Before creating a record, check if it already exists:

check_record_exists <- function(database_id, data) {
  query_json <- glue('{{
    "filter": {{
      "property": "Name",
      "title": {{ "equals": "{data$name}" }}
    }}
  }}')
  
  record_query_resp <- make_request(
    endpoint = paste0("databases/", database_id, "/query"),
    method = "POST",
    body = query_json
  )
  
  length(record_query_resp$results) > 0
}

Only create the record if it doesn't exist. Updates would require more logic -- for now, this prevents duplicates on reruns.

Running the Pipeline

for (i in 1:nrow(models)) {
  model_name <- models$node_name[i]
  data <- models$data[[i]]
  
  if (!check_record_exists(DATABASE_ID, data)) {
    create_dbt_record(DATABASE_ID, data)
    cli_alert_success("Created: {data$name}")
  } else {
    cli_alert_info("Exists: {data$name}")
  }
}

Run this after dbt docs generate and the entire data catalog syncs to Notion automatically.

What Could Be Better

This works but has limitations:

- No update logic -- records are create-only
- No deletion of removed models
- Doesn't use dbt tags or meta fields
- Error handling is minimal

For a quick proof of concept, it does the job.

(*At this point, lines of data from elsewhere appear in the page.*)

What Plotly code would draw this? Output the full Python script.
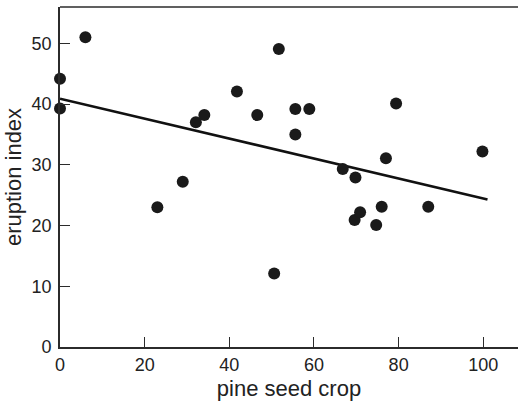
import plotly.graph_objects as go

# data
seed_crop = [0, 0, 6.0, 23.0, 29.0, 32.1, 34.1, 41.8, 46.6, 50.6, 51.7, 55.6, 55.6,
             58.9, 66.8, 69.6, 69.8, 70.9, 74.7, 76.0, 77.0, 79.4, 87.0, 99.8]
eruption = [44.2, 39.3, 51.0, 23.0, 27.2, 37.0, 38.2, 42.1, 38.2, 12.1, 49.1, 39.2, 35.0,
            39.2, 29.3, 20.9, 27.9, 22.2, 20.1, 23.1, 31.1, 40.1, 23.1, 32.2]
fit_x = [0, 101]
fit_y = [40.9, 24.3]
x_ticks = [0, 20, 40, 60, 80, 100]
y_ticks = [0, 10, 20, 30, 40, 50]

font = "Liberation Sans, Arial, sans-serif"
axcol = "#2b2b2b"

fig = go.Figure()
fig.add_trace(go.Scatter(x=fit_x, y=fit_y, mode="lines",
                         line=dict(color="#111111", width=2.6), showlegend=False))
fig.add_trace(go.Scatter(x=seed_crop, y=eruption, mode="markers",
                         marker=dict(color="#1a1a1a", size=12, line=dict(width=0)),
                         showlegend=False, cliponaxis=False))

fig.update_layout(
    width=518, height=402,
    margin=dict(l=60, r=0, t=7, b=55),
    paper_bgcolor="white", plot_bgcolor="white",
    font=dict(family=font, size=18, color="#222222"),
    xaxis=dict(range=[0, 108.2], tickvals=x_ticks, ticks="inside", ticklen=10,
               tickwidth=1.3, tickcolor=axcol, showline=True, linecolor=axcol,
               linewidth=1.6, showgrid=False, zeroline=False, automargin=False,
               title=dict(text="pine seed crop", standoff=6),
               ticklabelstandoff=1),
    yaxis=dict(range=[0, 56], tickvals=y_ticks, ticks="inside", ticklen=10,
               tickwidth=1.3, tickcolor=axcol, showline=True, linecolor=axcol,
               linewidth=1.6, showgrid=False, zeroline=False, automargin=False,
               title=dict(text="eruption index", standoff=4),
               ticklabelstandoff=3),
    shapes=[dict(type="line", xref="paper", yref="paper", x0=0, x1=1, y0=1, y1=1,
                 line=dict(color=axcol, width=1.6))],
)

fig.write_html("out.html", config={"displayModeBar": False},
               post_script="document.body.style.margin='0';document.body.style.overflow='hidden';")
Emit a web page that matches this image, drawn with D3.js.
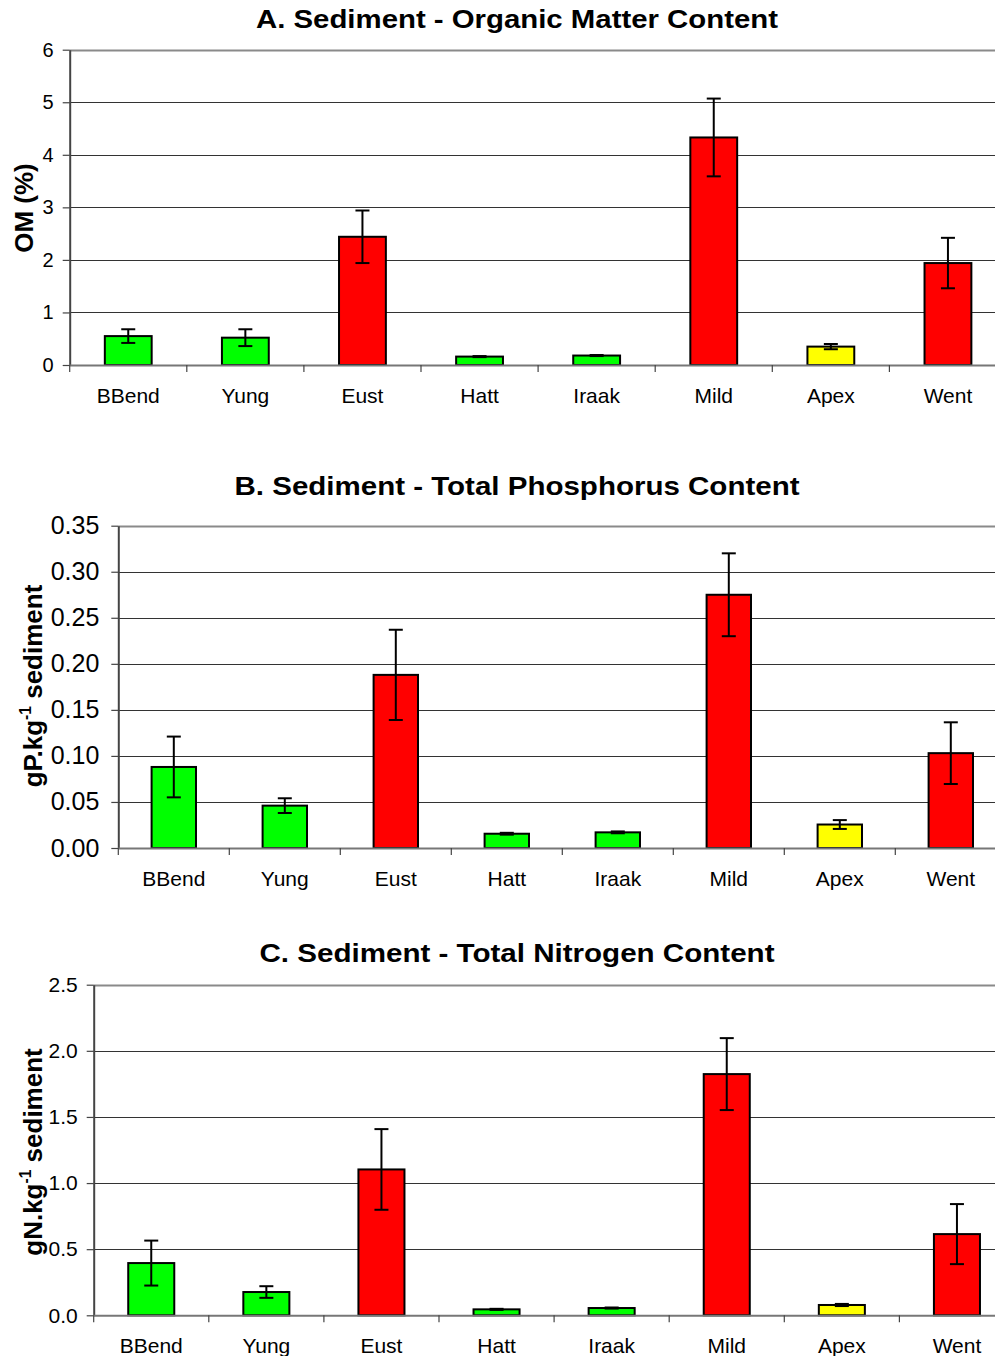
<!DOCTYPE html>
<html>
<head>
<meta charset="utf-8">
<script src="https://cdn.jsdelivr.net/npm/d3@7"></script>
<style>
  html, body { margin: 0; padding: 0; background: #fff; }
  svg { display: block; font-family: "Liberation Sans", Arial, sans-serif; }
</style>
</head>
<body>
<svg id="chart" width="995" height="1356"></svg>
<script>
// ---------- Data ----------
const sites = ["BBend", "Yung", "Eust", "Hatt", "Iraak", "Mild", "Apex", "Went"];
const siteColors = ["#00FF00", "#00FF00", "#FF0000", "#00FF00", "#00FF00", "#FF0000", "#FFFF00", "#FF0000"];

const omValues = [0.55, 0.52, 2.44, 0.16, 0.18, 4.33, 0.35, 1.94];
const omErrors = [0.13, 0.16, 0.50, 0.01, 0.01, 0.74, 0.05, 0.48];
const omTicks = [0, 1, 2, 3, 4, 5, 6];

const tpValues = [0.088, 0.046, 0.188, 0.0155, 0.017, 0.275, 0.0255, 0.103];
const tpErrors = [0.033, 0.008, 0.049, 0.001, 0.001, 0.045, 0.0048, 0.0335];
const tpTicks = [0, 0.05, 0.10, 0.15, 0.20, 0.25, 0.30, 0.35];

const tnValues = [0.395, 0.176, 1.103, 0.045, 0.055, 1.824, 0.078, 0.614];
const tnErrors = [0.17, 0.044, 0.305, 0.004, 0.004, 0.272, 0.008, 0.227];
const tnTicks = [0, 0.5, 1.0, 1.5, 2.0, 2.5];

// ---------- Panels ----------
const svg = d3.select("#chart");

function drawPanel(cfg) {
  const g = svg.append("g");
  const x = d3.scaleBand().domain(sites).range([cfg.left, cfg.right])
    .paddingInner(0.6).paddingOuter(0.3);
  const xEdges = d3.scaleBand().domain(sites).range([cfg.left, cfg.right]).padding(0);
  const y = d3.scaleLinear().domain([0, cfg.max]).range([cfg.bottom, cfg.top]);

  // title
  g.append("text").attr("x", 517).attr("y", cfg.titleY)
    .attr("text-anchor", "middle").attr("font-weight", "bold")
    .attr("font-size", 25).attr("fill", "#000")
    .attr("textLength", cfg.titleLen).attr("lengthAdjust", "spacingAndGlyphs")
    .text(cfg.title);

  // gridlines
  g.selectAll("line.grid").data(cfg.ticks.filter(t => t > 0)).join("line")
    .attr("x1", cfg.left).attr("x2", cfg.right + 20)
    .attr("y1", d => Math.round(y(d)) + 0.5).attr("y2", d => Math.round(y(d)) + 0.5)
    .attr("stroke", d => d === cfg.max ? "#8a8a8a" : "#333")
    .attr("stroke-width", d => d === cfg.max ? 2 : 1);

  // y axis
  const yAxis = d3.axisLeft(y).tickValues(cfg.ticks).tickFormat(cfg.fmt)
    .tickSize(7).tickSizeOuter(0).tickPadding(cfg.tickPad);
  const ya = g.append("g").attr("transform", `translate(${cfg.left},0)`).call(yAxis);
  ya.select(".domain").attr("stroke", "#444").attr("stroke-width", 2);
  ya.selectAll(".tick line").attr("stroke", "#444").attr("stroke-width", 1.2);
  ya.selectAll(".tick text").attr("font-size", cfg.tickFont).attr("fill", "#000")
    .attr("font-family", "'Liberation Sans', Arial, sans-serif");

  // bars
  g.selectAll("rect.bar").data(sites).join("rect")
    .attr("x", d => x(d)).attr("width", x.bandwidth())
    .attr("y", (d, i) => y(cfg.values[i]))
    .attr("height", (d, i) => y(0) - y(cfg.values[i]))
    .attr("fill", (d, i) => siteColors[i])
    .attr("stroke", "#000").attr("stroke-width", 2);

  // error bars
  const cap = 7;
  const eb = g.selectAll("g.err").data(sites).join("g");
  eb.append("line")
    .attr("x1", d => x(d) + x.bandwidth() / 2).attr("x2", d => x(d) + x.bandwidth() / 2)
    .attr("y1", (d, i) => y(cfg.values[i] + cfg.errors[i]))
    .attr("y2", (d, i) => y(cfg.values[i] - cfg.errors[i]))
    .attr("stroke", "#000").attr("stroke-width", 2);
  [1, -1].forEach(s => {
    eb.append("line")
      .attr("x1", d => x(d) + x.bandwidth() / 2 - cap).attr("x2", d => x(d) + x.bandwidth() / 2 + cap)
      .attr("y1", (d, i) => y(cfg.values[i] + s * cfg.errors[i]))
      .attr("y2", (d, i) => y(cfg.values[i] + s * cfg.errors[i]))
      .attr("stroke", "#000").attr("stroke-width", 2);
  });

  // x axis
  g.append("line").attr("x1", cfg.left).attr("x2", cfg.right + 20)
    .attr("y1", y(0) + 0.5).attr("y2", y(0) + 0.5)
    .attr("stroke", "#777").attr("stroke-width", 2);
  g.selectAll("line.xt").data(sites).join("line")
    .attr("x1", d => xEdges(d)).attr("x2", d => xEdges(d))
    .attr("y1", y(0)).attr("y2", y(0) + 7)
    .attr("stroke", "#444").attr("stroke-width", 1.2);
  g.selectAll("text.xl").data(sites).join("text")
    .attr("x", d => x(d) + x.bandwidth() / 2).attr("y", cfg.xLabelY)
    .attr("text-anchor", "middle").attr("font-size", 21).attr("fill", "#000")
    .text(d => d);

  // y title
  const yt = g.append("text")
    .attr("transform", `translate(${cfg.yTitleX},${cfg.yTitleY}) rotate(-90)`)
    .attr("text-anchor", "middle").attr("font-weight", "bold")
    .attr("font-size", cfg.yTitleFont).attr("fill", "#000");
  cfg.yTitle.forEach(p => {
    const t = yt.append("tspan").text(p.t);
    if (p.sup) t.attr("font-size", cfg.yTitleFont * 0.6).attr("dy", -11);
    if (p.after) t.attr("dy", 11);
  });
}

drawPanel({
  title: "A. Sediment - Organic Matter Content", titleY: 28, titleLen: 522,
  left: 69.7, right: 1006.5, top: 49.7, bottom: 365, max: 6,
  ticks: omTicks, fmt: d3.format("d"), tickFont: 20, tickPad: 9,
  values: omValues, errors: omErrors, xLabelY: 403,
  yTitle: [{ t: "OM (%)" }], yTitleX: 33, yTitleY: 208, yTitleFont: 26
});

drawPanel({
  title: "B. Sediment - Total Phosphorus Content", titleY: 495, titleLen: 565,
  left: 118.3, right: 1006.3, top: 525.7, bottom: 848, max: 0.35,
  ticks: tpTicks, fmt: d3.format(".2f"), tickFont: 25, tickPad: 12,
  values: tpValues, errors: tpErrors, xLabelY: 886,
  yTitle: [{ t: "gP.kg" }, { t: "-1", sup: true }, { t: " sediment", after: true }],
  yTitleX: 42, yTitleY: 686, yTitleFont: 26
});

drawPanel({
  title: "C. Sediment - Total Nitrogen Content", titleY: 962, titleLen: 515,
  left: 93.7, right: 1014.5, top: 984.7, bottom: 1315.3, max: 2.5,
  ticks: tnTicks, fmt: d3.format(".1f"), tickFont: 21, tickPad: 9,
  values: tnValues, errors: tnErrors, xLabelY: 1353,
  yTitle: [{ t: "gN.kg" }, { t: "-1", sup: true }, { t: " sediment", after: true }],
  yTitleX: 42, yTitleY: 1152, yTitleFont: 26
});
</script>
</body>
</html>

Full production version would need proper state management and incremental updates.

Why This Matters

Documentation that nobody reads is worthless. Putting dbt docs where people actually work -- Notion, Confluence, wherever -- increases the chance someone uses it.

Automating this means the documentation stays current without manual updates. Run it as part of your CI/CD pipeline after dbt builds and you have a self-updating data catalog.

Code is available on request. Modify it for your setup.